What really matters

Got a message in my inbox today from someone.  It doesn't matter who it was/is, but it was hurtful.  Needless to say we are no longer friends in real life or online.  In the Facebook / Internet world, relationships have taken on a new dynamic that they have not before.  This made me think about so much that I have not before.  And don't say you can't relate, because it has happened to you at some point as well, either before or after the online world.

I suppose much of it is human nature, we somehow like to take a person who is or was very successful and put them down for their faults or mistakes.  We look at others and see the things that they have, be they material or subliminal, and if you don't keep it under control you can let your jealousy overtake you.  Look at them for those skinny legs or those jewels or all that happiness they seem to have, I want that but I can't have it.  You're not alone, most people in this country are overweight or doing less financially than they would have liked or are lacking someone or something that they wish they had.  Elizabeth Taylor could have done nothing else after she made the movie National Velvet but all of a sudden she got fat and it was like she wasn't allowed to live.  One of the neighbors on my mom and dad's street purchased one of the houses near them, a few years later there was a foreclosure sign on it.  Someone you were with for a few months dumps you, meets someone else and moves in with them a few weeks later because he was looking for someone to take care of him and you were not that person.  And it leaves you disappointed, because you were just going about your business and all of a sudden you are at the center of a storm.  Instead of being happy with things, you are told you should be ashamed of yourself. 

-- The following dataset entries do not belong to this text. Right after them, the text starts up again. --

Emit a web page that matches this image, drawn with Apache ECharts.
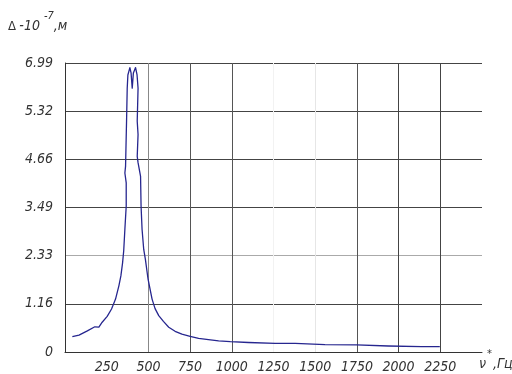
<!DOCTYPE html>
<html>
<head>
<meta charset="utf-8">
<script src="https://cdn.jsdelivr.net/npm/echarts@6/dist/echarts.min.js"></script>
<style>
  html, body { margin: 0; padding: 0; background: #fff; }
  #chart { width: 512px; height: 374px; }
</style>
</head>
<body>
<div id="chart"></div>
<script>
// frequency, Hz (the peak is traced as drawn, so x goes back and forth a little there)
const freq = [44, 84, 134, 179, 203, 223, 253, 279, 303, 323, 335, 345, 352, 359, 367, 367, 359, 363, 369, 373, 377,
  389, 396, 403, 410, 423, 432, 438, 433, 438, 433, 438, 453, 456, 462, 472, 482, 498, 522, 540, 562, 590, 622, 660,
  701, 750, 801, 860, 921, 991, 1100, 1260, 1380, 1559, 1748, 1938, 2137, 2247];
// amplitude, x1e-7 m
const ampl = [0.37, 0.41, 0.51, 0.61, 0.60, 0.72, 0.86, 1.04, 1.28, 1.60, 1.84, 2.15, 2.45, 2.97, 3.53, 4.09, 4.33, 4.49, 5.58, 6.38, 6.70,
  6.88, 6.75, 6.38, 6.75, 6.88, 6.70, 6.38, 5.58, 5.26, 4.73, 4.58, 4.25, 3.53, 2.97, 2.48, 2.24, 1.76, 1.28, 1.05, 0.88, 0.74, 0.60, 0.50,
  0.43, 0.38, 0.33, 0.30, 0.27, 0.25, 0.23, 0.21, 0.21, 0.18, 0.17, 0.145, 0.13, 0.13];
// printed y tick labels (as on the original drawing)
const yLabels = ['0', '1.16', '2.33', '3.49', '4.66', '5.32', '6.99'];

const font = "'Liberation Sans Narrow', 'DejaVu Sans Condensed', sans-serif";

const chart = echarts.init(document.getElementById('chart'));
chart.setOption({
  animation: false,
  grid: { left: 65, right: 30, top: 63, bottom: 21 },
  xAxis: {
    type: 'value',
    min: 0,
    max: 2500,
    interval: 250,
    axisLine: { lineStyle: { color: '#333', width: 1 } },
    axisTick: { show: false },
    axisLabel: {
      margin: 8,
      color: '#333',
      fontFamily: font,
      fontStyle: 'italic',
      fontSize: 14,
      formatter: v => (v === 0 || v === 2500) ? '' : String(v)
    },
    splitLine: {
      show: true,
      lineStyle: {
        width: 1,
        color: ['#333', 'rgba(0,0,0,0)', '#888', '#555', '#555', '#f2f2f2', '#e6e6e6', '#555', '#444', '#444', 'rgba(0,0,0,0)']
      }
    }
  },
  yAxis: {
    type: 'value',
    min: 0,
    max: 6.99,
    interval: 1.165,
    axisLine: { show: true, lineStyle: { color: '#333', width: 1 } },
    axisTick: { show: false },
    axisLabel: {
      margin: 12,
      color: '#333',
      fontFamily: font,
      fontStyle: 'italic',
      fontSize: 14,
      formatter: v => yLabels[Math.round(v / 1.165)]
    },
    splitLine: {
      show: true,
      lineStyle: { width: 1, color: ['#444', '#444', '#aaa', '#444', '#444', '#444', '#444'] }
    }
  },
  graphic: [
    {
      type: 'text', left: 8, top: 11,
      style: {
        text: '{d|Δ} {a|-10 }{s|-7}{a|,м}',
        rich: {
          d: { fontFamily: font, fontSize: 13, fill: '#333', verticalAlign: 'bottom', lineHeight: 22 },
          a: { fontFamily: font, fontStyle: 'italic', fontSize: 14, fill: '#333', verticalAlign: 'bottom', lineHeight: 22 },
          s: { fontFamily: font, fontStyle: 'italic', fontSize: 11, fill: '#333', verticalAlign: 'top', lineHeight: 22, padding: [0, 0, 10, 0] }
        }
      }
    },
    {
      type: 'text', left: 479, top: 349,
      style: {
        text: '{a|ν}{s|*}{a|,Гц}',
        rich: {
          a: { fontFamily: font, fontStyle: 'italic', fontSize: 14, fill: '#333', verticalAlign: 'bottom', lineHeight: 22 },
          s: { fontFamily: font, fontSize: 11, fill: '#333', verticalAlign: 'top', lineHeight: 22, padding: [0, 1, 10, 1] }
        }
      }
    }
  ],
  series: [{
    type: 'line',
    data: freq.map((f, i) => [f, ampl[i]]),
    showSymbol: false,
    smooth: false,
    lineStyle: { color: '#26268f', width: 1.3, join: 'round' }
  }]
});
</script>
</body>
</html>
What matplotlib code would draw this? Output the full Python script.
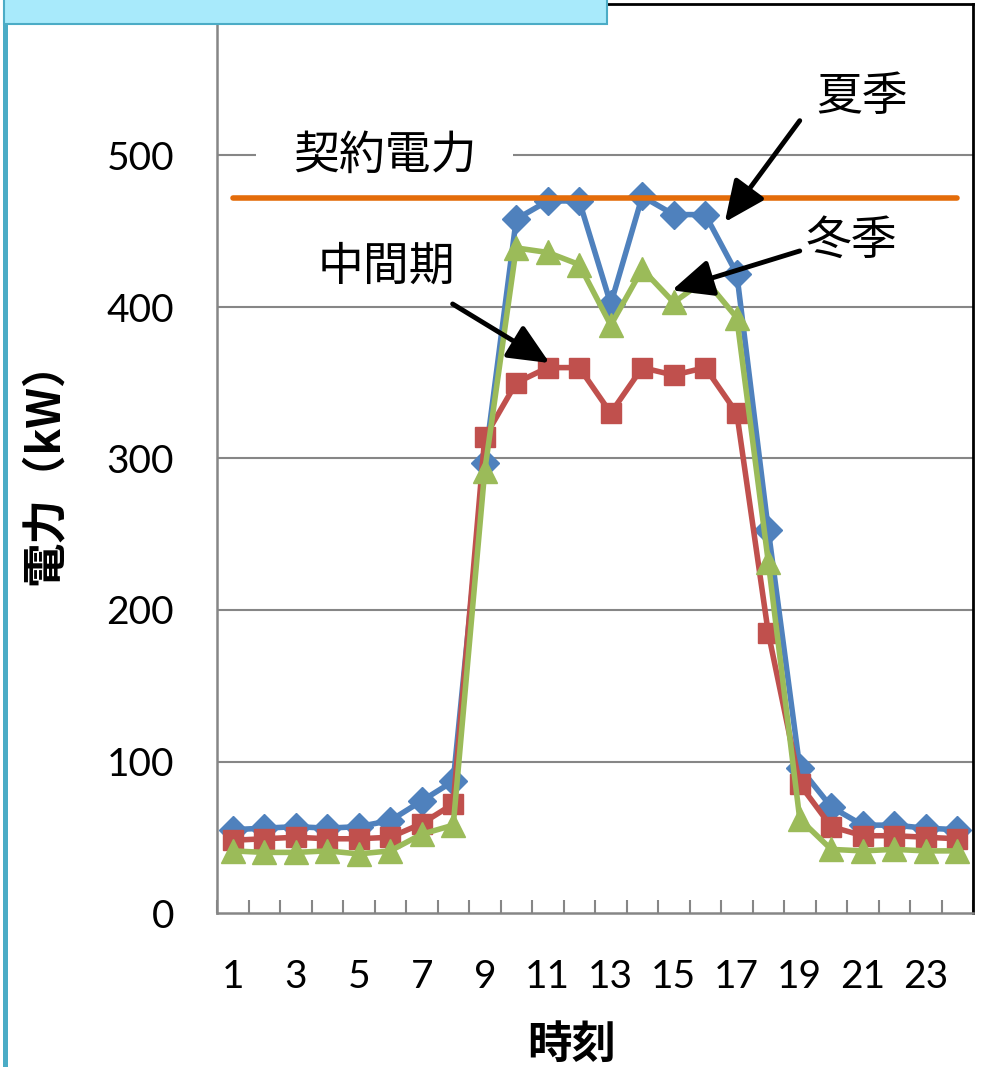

The biggest challenge is to tell yourself that you should not be ashamed.  And even if you find yourself being ashamed of what they called you on, you must learn to say to yourself "who cares"?  The key is to keep a few things in mind when we are struck with these public or private displays of shunning.  In the end, it does not matter what any does or doesn't think about you.  People will forget about you about you ten minutes after you die anyway.  You have to be exactly who and what you want to be.  Most are coasting along on phony public relations, saying that being beautiful or rich or thin makes them happy, saying that their marriages or their children and things are better than they actually are.  Many claim that they are deeply religious people and they are perfectly terrible to others who do not share their opinions.  Some claim that they were cheated or missed out on an opportunity to do something better or greater than what they have.  And even more claim to be victims of those past.  And for what?  Appearances.  Appearances do not count for anything.  When it's all been said and done what counts is what was true, and truly felt, and how we treated one another.  And that's it.